Every line below that includes "standalone" counts toward the total. Report that total alone.

─── Material ───

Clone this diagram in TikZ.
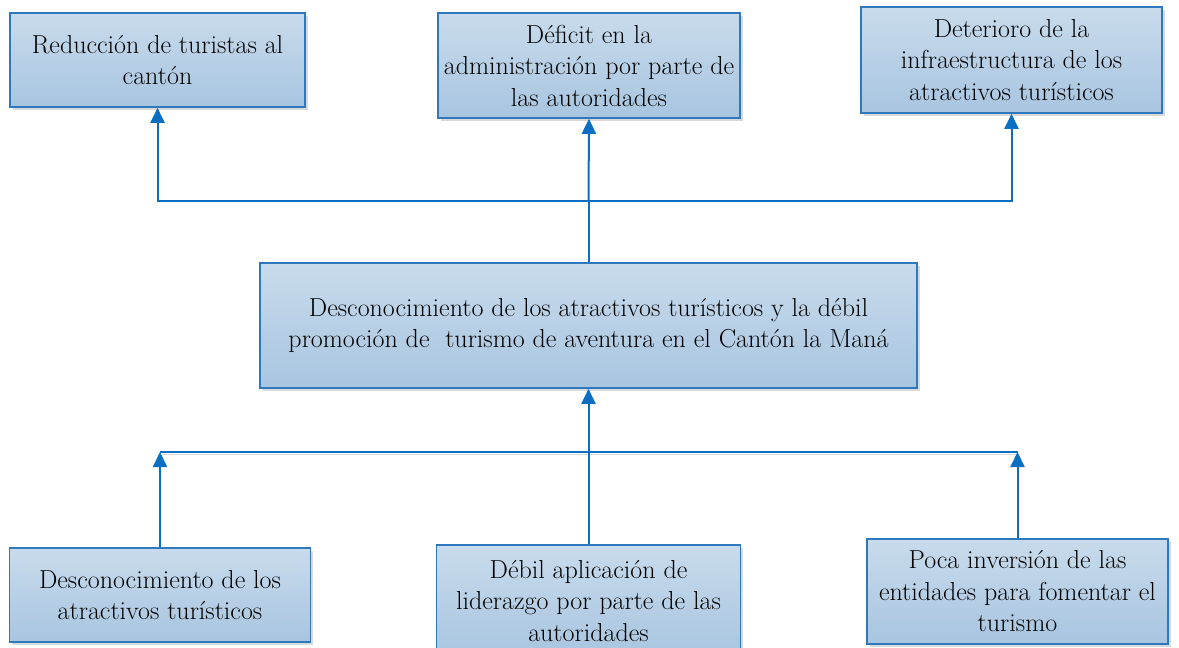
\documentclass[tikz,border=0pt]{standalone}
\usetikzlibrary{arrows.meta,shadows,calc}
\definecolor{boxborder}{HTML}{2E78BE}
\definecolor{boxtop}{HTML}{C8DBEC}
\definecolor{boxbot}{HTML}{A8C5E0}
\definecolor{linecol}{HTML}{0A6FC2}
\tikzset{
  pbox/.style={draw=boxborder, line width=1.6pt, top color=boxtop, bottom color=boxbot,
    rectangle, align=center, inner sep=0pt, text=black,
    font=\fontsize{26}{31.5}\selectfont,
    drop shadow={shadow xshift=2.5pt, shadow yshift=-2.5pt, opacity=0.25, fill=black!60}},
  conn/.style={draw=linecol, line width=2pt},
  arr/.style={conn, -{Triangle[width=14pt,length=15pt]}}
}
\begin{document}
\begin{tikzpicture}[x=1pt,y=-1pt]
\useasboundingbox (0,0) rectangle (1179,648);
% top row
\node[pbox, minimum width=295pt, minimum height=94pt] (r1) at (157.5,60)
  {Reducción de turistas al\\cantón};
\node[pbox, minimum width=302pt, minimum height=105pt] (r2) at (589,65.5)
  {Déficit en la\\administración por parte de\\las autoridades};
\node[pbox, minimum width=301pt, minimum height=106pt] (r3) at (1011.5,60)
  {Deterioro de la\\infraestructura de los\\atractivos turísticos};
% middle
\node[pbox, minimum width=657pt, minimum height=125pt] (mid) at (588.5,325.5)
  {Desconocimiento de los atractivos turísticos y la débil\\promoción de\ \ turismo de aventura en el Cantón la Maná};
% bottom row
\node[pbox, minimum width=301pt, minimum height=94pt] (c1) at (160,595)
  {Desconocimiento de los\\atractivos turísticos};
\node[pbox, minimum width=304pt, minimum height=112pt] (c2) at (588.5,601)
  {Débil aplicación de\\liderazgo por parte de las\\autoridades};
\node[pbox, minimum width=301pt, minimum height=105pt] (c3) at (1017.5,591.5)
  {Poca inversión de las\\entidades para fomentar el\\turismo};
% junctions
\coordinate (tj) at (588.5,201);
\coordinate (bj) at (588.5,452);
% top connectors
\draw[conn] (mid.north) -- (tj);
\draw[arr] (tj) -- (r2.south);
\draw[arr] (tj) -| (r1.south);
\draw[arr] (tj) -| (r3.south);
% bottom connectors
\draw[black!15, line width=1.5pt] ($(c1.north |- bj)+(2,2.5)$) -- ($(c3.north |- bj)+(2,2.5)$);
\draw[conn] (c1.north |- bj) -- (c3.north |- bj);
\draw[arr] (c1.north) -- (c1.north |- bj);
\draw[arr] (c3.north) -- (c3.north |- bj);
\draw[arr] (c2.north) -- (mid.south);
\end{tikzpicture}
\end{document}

───
─── Material ───

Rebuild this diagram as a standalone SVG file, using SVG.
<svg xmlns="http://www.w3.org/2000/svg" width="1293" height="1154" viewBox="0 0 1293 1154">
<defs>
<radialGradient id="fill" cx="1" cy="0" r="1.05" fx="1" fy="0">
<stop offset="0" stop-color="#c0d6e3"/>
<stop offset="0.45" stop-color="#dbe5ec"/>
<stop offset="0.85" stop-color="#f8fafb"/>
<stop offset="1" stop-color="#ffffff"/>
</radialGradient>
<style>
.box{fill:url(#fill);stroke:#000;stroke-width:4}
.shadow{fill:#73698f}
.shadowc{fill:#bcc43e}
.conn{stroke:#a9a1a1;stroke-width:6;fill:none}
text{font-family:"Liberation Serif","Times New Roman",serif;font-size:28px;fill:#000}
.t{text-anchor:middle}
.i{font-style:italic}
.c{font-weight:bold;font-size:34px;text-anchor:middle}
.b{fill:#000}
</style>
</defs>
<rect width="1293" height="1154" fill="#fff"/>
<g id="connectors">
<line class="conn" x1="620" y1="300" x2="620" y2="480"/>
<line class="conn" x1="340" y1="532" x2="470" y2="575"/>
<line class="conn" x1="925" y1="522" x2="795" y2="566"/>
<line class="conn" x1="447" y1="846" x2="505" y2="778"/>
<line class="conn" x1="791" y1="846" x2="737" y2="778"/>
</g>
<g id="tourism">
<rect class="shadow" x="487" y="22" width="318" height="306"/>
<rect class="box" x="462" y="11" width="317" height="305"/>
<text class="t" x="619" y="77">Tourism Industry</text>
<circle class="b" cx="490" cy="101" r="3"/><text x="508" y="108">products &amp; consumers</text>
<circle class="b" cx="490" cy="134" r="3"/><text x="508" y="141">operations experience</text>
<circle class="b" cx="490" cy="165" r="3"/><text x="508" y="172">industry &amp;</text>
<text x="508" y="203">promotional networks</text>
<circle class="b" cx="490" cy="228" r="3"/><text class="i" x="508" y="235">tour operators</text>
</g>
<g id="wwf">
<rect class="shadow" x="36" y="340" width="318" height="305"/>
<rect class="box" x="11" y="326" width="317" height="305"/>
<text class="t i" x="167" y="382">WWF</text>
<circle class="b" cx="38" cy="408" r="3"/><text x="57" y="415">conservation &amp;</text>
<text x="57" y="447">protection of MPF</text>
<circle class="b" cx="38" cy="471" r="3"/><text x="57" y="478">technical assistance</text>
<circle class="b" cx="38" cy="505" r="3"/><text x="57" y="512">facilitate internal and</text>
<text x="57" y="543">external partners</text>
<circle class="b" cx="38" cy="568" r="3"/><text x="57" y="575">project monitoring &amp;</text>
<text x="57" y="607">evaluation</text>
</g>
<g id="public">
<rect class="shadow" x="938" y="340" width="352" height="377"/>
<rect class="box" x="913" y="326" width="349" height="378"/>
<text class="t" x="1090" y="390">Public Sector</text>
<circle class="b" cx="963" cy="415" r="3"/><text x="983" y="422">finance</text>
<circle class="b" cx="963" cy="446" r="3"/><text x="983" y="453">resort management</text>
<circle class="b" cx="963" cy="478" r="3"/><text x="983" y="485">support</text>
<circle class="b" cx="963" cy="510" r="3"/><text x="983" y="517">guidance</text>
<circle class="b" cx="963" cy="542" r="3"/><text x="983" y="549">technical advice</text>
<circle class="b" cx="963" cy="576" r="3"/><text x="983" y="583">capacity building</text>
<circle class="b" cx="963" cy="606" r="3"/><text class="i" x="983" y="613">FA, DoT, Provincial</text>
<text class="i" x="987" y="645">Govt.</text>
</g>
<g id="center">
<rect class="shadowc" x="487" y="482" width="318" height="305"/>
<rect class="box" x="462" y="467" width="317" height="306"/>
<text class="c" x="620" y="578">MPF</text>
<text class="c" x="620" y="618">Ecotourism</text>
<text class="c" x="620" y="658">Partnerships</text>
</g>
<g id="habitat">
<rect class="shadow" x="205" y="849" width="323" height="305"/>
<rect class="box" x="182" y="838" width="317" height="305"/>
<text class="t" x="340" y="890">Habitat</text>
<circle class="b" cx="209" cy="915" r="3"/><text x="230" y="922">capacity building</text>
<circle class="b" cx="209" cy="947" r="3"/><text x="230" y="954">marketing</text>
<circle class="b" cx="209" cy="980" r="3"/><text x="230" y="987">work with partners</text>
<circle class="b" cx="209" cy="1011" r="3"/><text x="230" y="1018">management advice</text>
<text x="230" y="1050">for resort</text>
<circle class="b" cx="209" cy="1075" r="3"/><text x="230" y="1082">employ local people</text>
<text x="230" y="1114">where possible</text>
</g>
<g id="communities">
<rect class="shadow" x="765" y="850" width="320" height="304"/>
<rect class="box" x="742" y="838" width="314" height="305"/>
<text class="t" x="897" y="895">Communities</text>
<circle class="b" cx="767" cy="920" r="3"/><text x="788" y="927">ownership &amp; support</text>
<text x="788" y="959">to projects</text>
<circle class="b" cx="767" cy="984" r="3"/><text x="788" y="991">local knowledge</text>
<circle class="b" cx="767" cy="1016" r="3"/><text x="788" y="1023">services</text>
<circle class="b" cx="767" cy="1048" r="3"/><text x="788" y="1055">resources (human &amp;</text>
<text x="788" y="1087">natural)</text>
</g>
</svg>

───

§ Written answer
2